Kids need to like what they’re reading to progress

Kids need to be interested in the book they’re reading, so it’s better if they choose it themselves. Flickr/Mike Mantin, CC BY-SA

When we think of reading for our children, we are often misled into thinking that we need to focus on one type of book, such as picture books or novels in order to practise specific, reading-related skills. However, this narrowly-focused approach to reading instruction can often have undesirable benefits, such as turning kids off reading altogether.

As parents, we often feel that when we select children’s books for them we are supporting them to achieve at their level – though this frequently has the opposite effect.

When we restrict choice, particularly to contrived, boring texts, children frequently see this as an indicator of their reading capability and therefore meet that low expectation. Once we take the restrictions away from what children read, their self-efficacy towards reading increases, therefore leading to an increase in their reading ability.

As adults, we read what we like and enjoy. We don’t feel pressured to finish a book if it doesn’t interest us, as my bookshelf with half read books will attest! It is vital that we strive to provide the same environment for our children, where there are no penalties for unread or unfinished books.

As research and commonsense tell us, children need to be engaged in their reading material in order to practise reading. This balance in the reading process refers to five key components:

  • Phonemic awareness: the understanding that spoken words are made from separate units of sound that are blended when a word is spoken

  • Phonics: the relationship between letters and the spelling of words and the sounds of spoken langauge

  • Fluency: recognising words rapidly and accurately, while using phrasing and emphasis

  • Vocabulary: being able to recognise and use a wide variety of words

  • Comprehension: constructing meaning from the text, while connecting this information to what the reader already knows.

Donalyn Miller, a former school teacher from Texas, highlights the importance of talking about realistic reading in the classroom, with ideas that are easily transferred to the home.

In The Book Whisperer, Miller echoes what hundreds of effective reading teachers do everyday: share the joy and experiences of their own reading life. Once the weight of unrealistic expectations is lifted from the student’s shoulder, they feel free to explore different texts and read what interests them.

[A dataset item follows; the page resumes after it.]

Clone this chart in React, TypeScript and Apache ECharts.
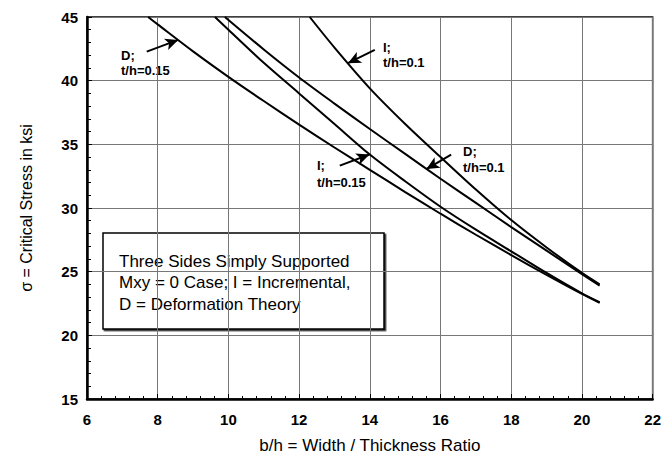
import React, { useEffect, useRef } from "react";
import * as echarts from "echarts";

// b/h values and critical stress (ksi)
const iTh010X = [12.3, 13, 14, 15, 16, 17, 18, 19, 20, 20.5];
const iTh010Y = [45, 42.6, 39.4, 36.6, 34.0, 31.45, 29.05, 26.9, 24.9, 24.0];

const dTh010X = [9.9, 11, 12, 13, 14, 15, 16, 17, 18, 19, 20, 20.5];
const dTh010Y = [45, 42.45, 40.25, 38.2, 36.2, 34.25, 32.3, 30.4, 28.5, 26.65, 24.8, 23.9];

const iTh015X = [9.62, 10, 11, 12, 13, 14, 15, 16, 17, 18, 19, 20, 20.5];
const iTh015Y = [45, 44.0, 41.4, 39.0, 36.6, 34.2, 32.1, 30.1, 28.3, 26.6, 24.9, 23.3, 22.6];

const dTh015X = [7.73, 8, 9, 10, 11, 12, 13, 14, 15, 16, 17, 18, 19, 20, 20.5];
const dTh015Y = [45, 44.42, 42.3, 40.3, 38.4, 36.55, 34.75, 33.0, 31.25, 29.55, 27.9, 26.3, 24.75, 23.25, 22.55];

const xTicks = [6, 8, 10, 12, 14, 16, 18, 20, 22];
const yTicks = [15, 20, 25, 30, 35, 40, 45];

const seriesNames = ["I; t/h=0.1", "D; t/h=0.1", "I; t/h=0.15", "D; t/h=0.15"];
const seriesXs = [iTh010X, dTh010X, iTh015X, dTh015X];
const seriesYs = [iTh010Y, dTh010Y, iTh015Y, dTh015Y];

// arrow annotations: [tailX, tailY, tipX, tipY] in data units
const arrows = [
  [7.69, 42.28, 8.58, 43.2],
  [14.14, 42.42, 13.38, 41.37],
  [16.3, 34.19, 15.6, 33.06],
  [13.15, 33.33, 13.99, 34.2],
];

const annotationLines = [
  { text: "D;", x: 121, y: 55 },
  { text: "t/h=0.15", x: 121, y: 70 },
  { text: "I;", x: 383, y: 47 },
  { text: "t/h=0.1", x: 383, y: 62 },
  { text: "D;", x: 463, y: 151 },
  { text: "t/h=0.1", x: 463, y: 167 },
  { text: "I;", x: 317, y: 165 },
  { text: "t/h=0.15", x: 317, y: 182 },
];

const boxLines = [
  "Three Sides Simply Supported",
  "Mxy = 0 Case; I = Incremental,",
  "D = Deformation Theory",
];

const FONT = "'Liberation Sans', Arial, sans-serif";

export default function App() {
  const ref = useRef<HTMLDivElement>(null);
  useEffect(() => {
    if (!ref.current) return;
    const chart = echarts.init(ref.current, undefined, { renderer: "svg" });
    const series: any[] = seriesNames.map((name, i) => ({
      name,
      type: "line",
      data: seriesXs[i].map((x, j) => [x, seriesYs[i][j]]),
      showSymbol: false,
      smooth: 0.3,
      lineStyle: { color: "#000", width: 2 },
      itemStyle: { color: "#000" },
      silent: true,
    }));
    series.push({
      name: "arrows",
      type: "line",
      data: [],
      silent: true,
      markLine: {
        silent: true,
        symbol: ["none", "arrow"],
        symbolSize: [9, 13],
        label: { show: false },
        lineStyle: { color: "#000", width: 2, type: "solid" },
        data: arrows.map((a) => [
          { coord: [a[0], a[1]] },
          { coord: [a[2], a[3]] },
        ]),
      },
    });

    const graphics: any[] = annotationLines.map((t) => ({
      type: "text",
      x: t.x,
      y: t.y,
      silent: true,
      style: {
        text: t.text,
        fill: "#000",
        font: `bold 13px ${FONT}`,
        textVerticalAlign: "middle",
        textAlign: "left",
      },
    }));
    graphics.push({
      type: "rect",
      shape: { x: 103, y: 233, width: 281, height: 96 },
      style: { fill: "#fff", stroke: "#000", lineWidth: 1.5, shadowColor: "rgba(0,0,0,0.8)", shadowOffsetX: 1.5, shadowOffsetY: 1.5, shadowBlur: 0 },
      silent: true,
    });
    boxLines.forEach((t, i) => {
      graphics.push({
        type: "text",
        x: 119,
        y: 261 + i * 21.5,
        silent: true,
        style: {
          text: t,
          fill: "#000",
          font: `17px ${FONT}`,
          textVerticalAlign: "middle",
          textAlign: "left",
        },
      });
    });

    chart.setOption({
      animation: false,
      backgroundColor: "#fff",
      grid: {
        left: 87,
        top: 17,
        right: 11,
        bottom: 59,
        show: true,
        borderColor: "#000",
        borderWidth: 1.5,
        containLabel: false,
      },
      xAxis: {
        type: "value",
        min: xTicks[0],
        max: xTicks[xTicks.length - 1],
        interval: 2,
        name: "b/h = Width / Thickness Ratio",
        nameLocation: "middle",
        nameGap: 38,
        nameTextStyle: { fontFamily: FONT, fontSize: 17, color: "#000" },
        axisLine: { show: true, lineStyle: { color: "#000", width: 2.5 } },
        axisTick: { show: true, inside: true, length: 5, lineStyle: { color: "#000" } },
        minorTick: { show: true, splitNumber: 5, length: 3, lineStyle: { color: "#000" } },
        axisLabel: {
          fontFamily: FONT,
          fontWeight: "bold",
          fontSize: 15,
          color: "#000",
          margin: 13,
        },
        splitLine: { show: true, lineStyle: { color: "#777", width: 1 } },
      },
      yAxis: {
        type: "value",
        min: yTicks[0],
        max: yTicks[yTicks.length - 1],
        interval: 5,
        name: "σ = Critical Stress in ksi",
        nameLocation: "middle",
        nameGap: 53,
        nameTextStyle: { fontFamily: FONT, fontSize: 16, color: "#000" },
        axisLine: { show: true, lineStyle: { color: "#000", width: 2.5 } },
        axisTick: { show: true, inside: true, length: 5, lineStyle: { color: "#000" } },
        minorTick: { show: true, splitNumber: 5, length: 4, lineStyle: { color: "#000" } },
        axisLabel: {
          fontFamily: FONT,
          fontWeight: "bold",
          fontSize: 15,
          color: "#000",
          margin: 9,
        },
        splitLine: { show: true, lineStyle: { color: "#777", width: 1 } },
      },
      series,
      graphic: graphics,
    });
    return () => chart.dispose();
  }, []);
  return <div ref={ref} style={{ width: 664, height: 459, position: "absolute", left: 0, top: 0 }} />;
}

Picture books, comic books, cereal boxes. It doesn’t matter what kids read. Two Pink Possums/Flickr, CC BY

Stephen Krashen, a respected literacy academic, suggests that the benefits are clear:

Students can read whatever they want to read (within reason) and there is little or no accountability in the form of book reports or grades. In my reviews of the research on in-school free reading, I have concluded that with very few exceptions, students in these programs progress in reading at least as well as those in comparison groups, and often do considerably better.

When establishing realistic, enjoyable reading in my past classrooms, I frequently shared Daniel Pennac’s Rights of the Reader. Pennac’s rights simplify what it means to be a reader; it is okay to skip ahead, it is okay not to finish, it is okay to read it again and again, and it is okay to sometimes not read at all. When these ideas are shared with children, the pressure of expectation is removed.

So how do we encourage this love of reading freedom in our children? Sharing great books and reading together is always a great place to start, and here are some less traditional types of texts to try.

Graphic novels: These are a great place to start with boys (and girls!) who are reluctant readers. Following the adventures of Batman, Spiderman and Captain America not only link into popular movies and TV shows, but also assist with engaging children in interesting and exciting texts. Experiences of teachers using graphic novels in the classroom illustrate the value of approaching texts in this way.

Casual literature: This refers to any texts that we encounter in our everyday lives, including newspapers, magazines, junk mail, advertising material and even takeaway food menus. In my classrooms I have frequently brought in this material for students to read and it is always surprisingly popular. Some children can pore over a toy catalogue for hours, practising their reading while also developing their pragmatic skills (understanding the ways in which context contributes to meaning).

Self-authored texts: Some of the most engaging texts that children can read are those that they have written themselves. Consider transcribing some of your children’s stories into an e-reader for use at a later time, or encourage your child to publish their own work. Voice to text functions on smartphones and tablets such as those on the Apple iPhone and iPad are also a hassle-free way for your child to create their own texts. You might like to encourage your child to create a holiday diary on your next vacation, as this will make great reading material in the future.

By encouraging our children to be adventurous and creative readers, we are establishing reading habits that will stay with them for a lifetime and will assist in their future academic development.